> **Given problem**: Print the lines of the listing below verbatim from its first line through the line bearing "days_inh = np.arange(4, 15.01, 0.25)". Any pictures are to be omitted.

> **Given information**:
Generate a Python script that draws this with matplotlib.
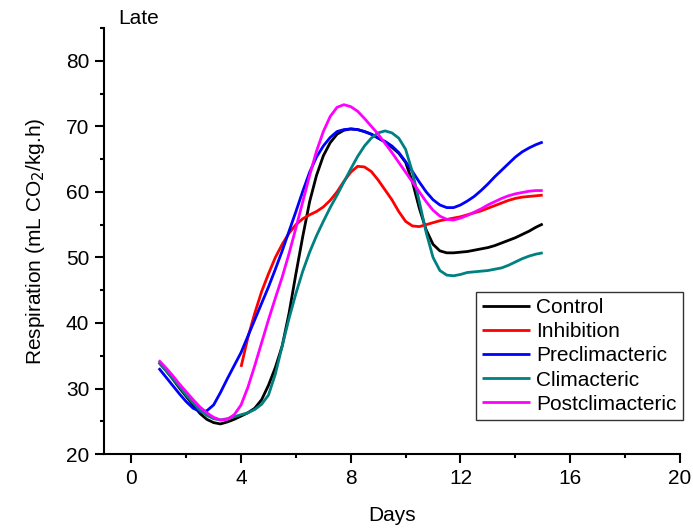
import numpy as np
import matplotlib
matplotlib.use("Agg")
import matplotlib.pyplot as plt
from matplotlib.ticker import MultipleLocator

plt.rcParams['font.family'] = ['Liberation Sans', 'DejaVu Sans']

# values every quarter day
days = np.arange(1, 15.01, 0.25)
days_inh = np.arange(4, 15.01, 0.25)

control = [34.0, 32.8, 31.5, 30.1, 28.8, 27.5, 26.2, 25.3, 24.8, 24.6, 24.9, 25.3,
           25.8, 26.3, 27.0, 28.3, 30.5, 33.2, 36.5, 41.5, 47.5, 53.2, 58.5, 62.5,
           65.5, 67.5, 68.8, 69.4, 69.6, 69.5, 69.2, 68.8, 68.2, 67.6, 66.8, 65.9,
           64.5, 61.5, 57.5, 54.2, 52.0, 51.0, 50.7, 50.7, 50.8, 50.9, 51.1, 51.3,
           51.5, 51.8, 52.2, 52.6, 53.0, 53.5, 54.0, 54.6, 55.1]
inhibition = [33.3, 37.8, 41.5, 44.8, 47.5, 50.0, 52.0, 53.7, 55.0, 55.9, 56.5, 57.0,
              57.7, 58.7, 60.0, 61.6, 63.0, 63.9, 63.8, 63.1, 61.8, 60.3, 58.8, 57.0,
              55.5, 54.8, 54.7, 55.0, 55.3, 55.6, 55.8, 56.0, 56.2, 56.5, 56.8, 57.1,
              57.5, 57.9, 58.3, 58.7, 59.0, 59.2, 59.3, 59.4, 59.5]
preclimacteric = [33.1, 31.8, 30.5, 29.2, 28.0, 27.0, 26.5, 26.6, 27.5, 29.4, 31.5, 33.5,
                  35.5, 38.0, 40.5, 43.0, 45.5, 48.2, 51.0, 54.0, 57.0, 60.1, 63.0, 65.3,
                  67.0, 68.3, 69.2, 69.5, 69.6, 69.5, 69.2, 68.8, 68.2, 67.7, 67.0, 66.0,
                  64.6, 63.1, 61.5, 60.0, 58.8, 58.0, 57.6, 57.6, 58.0, 58.6, 59.3, 60.2,
                  61.2, 62.3, 63.3, 64.3, 65.3, 66.1, 66.7, 67.2, 67.6]
climacteric = [34.0, 32.8, 31.6, 30.3, 29.0, 27.8, 26.7, 25.9, 25.4, 25.2, 25.4, 25.7,
               26.0, 26.3, 26.8, 27.6, 29.0, 32.2, 36.5, 40.7, 44.5, 47.9, 50.8, 53.3,
               55.5, 57.6, 59.5, 61.5, 63.5, 65.4, 67.0, 68.2, 69.0, 69.3, 69.0, 68.2,
               66.5, 63.0, 58.5, 53.8, 50.0, 48.0, 47.3, 47.2, 47.4, 47.7, 47.8, 47.9,
               48.0, 48.2, 48.4, 48.8, 49.3, 49.8, 50.2, 50.5, 50.7]
postclimacteric = [34.3, 33.2, 32.0, 30.7, 29.5, 28.3, 27.2, 26.3, 25.6, 25.2, 25.3, 26.0,
                   27.5, 30.2, 33.5, 37.0, 40.5, 43.8, 47.0, 50.6, 54.5, 58.5, 62.5, 66.2,
                   69.2, 71.5, 72.9, 73.3, 73.0, 72.3, 71.2, 70.0, 68.8, 67.4, 66.0, 64.5,
                   63.0, 61.5, 60.0, 58.5, 57.2, 56.3, 55.8, 55.7, 56.0, 56.4, 56.9, 57.4,
                   58.0, 58.5, 59.0, 59.4, 59.7, 59.9, 60.1, 60.2, 60.2]

fig = plt.figure(figsize=(6.93, 5.28), dpi=100)
ax = fig.add_axes([0.150, 0.140, 0.831, 0.807])

lw = 2.0
kw = dict(lw=lw, solid_joinstyle='round', solid_capstyle='butt')
ax.plot(days, control, color='black', label='Control', **kw)
ax.plot(days_inh, inhibition, color='#ff0000', label='Inhibition', **kw)
ax.plot(days, preclimacteric, color='#0000ff', label='Preclimacteric', **kw)
ax.plot(days, climacteric, color='#008080', label='Climacteric', **kw)
ax.plot(days, postclimacteric, color='#ff00ff', label='Postclimacteric', **kw)

ax.set_xlim(-1, 20)
ax.set_ylim(20, 85)
ax.set_xticks([0, 4, 8, 12, 16, 20])
ax.set_yticks([20, 30, 40, 50, 60, 70, 80])
ax.xaxis.set_minor_locator(MultipleLocator(2))
ax.yaxis.set_minor_locator(MultipleLocator(5))
ax.tick_params(which='major', length=6.5, width=1.5, labelsize=15, direction='out', pad=4)
ax.tick_params(which='minor', length=3, width=1.5, direction='out')
for s in ['top', 'right']:
    ax.spines[s].set_visible(False)
for s in ['left', 'bottom']:
    ax.spines[s].set_linewidth(1.5)

ax.set_xlabel('Days', fontsize=15, labelpad=13)
ax.set_ylabel('Respiration (mL CO$_2$/kg.h)', fontsize=15, labelpad=14)
fig.text(118 / 693, 1 - 18 / 528, 'Late', fontsize=15, va='center', ha='left')

leg = ax.legend(loc='lower right', bbox_to_anchor=(1.005, 0.08), borderaxespad=0,
                fontsize=15, frameon=True, fancybox=False, edgecolor='black',
                handlelength=2.3, handletextpad=0.3, labelspacing=0.25, borderpad=0.3)
leg.get_frame().set_linewidth(1.0)

fig.savefig('out.png', dpi=100)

> **Response to this task**:
Generate a Python script that draws this with matplotlib.
import numpy as np
import matplotlib
matplotlib.use("Agg")
import matplotlib.pyplot as plt
from matplotlib.ticker import MultipleLocator

plt.rcParams['font.family'] = ['Liberation Sans', 'DejaVu Sans']

# values every quarter day
days = np.arange(1, 15.01, 0.25)
days_inh = np.arange(4, 15.01, 0.25)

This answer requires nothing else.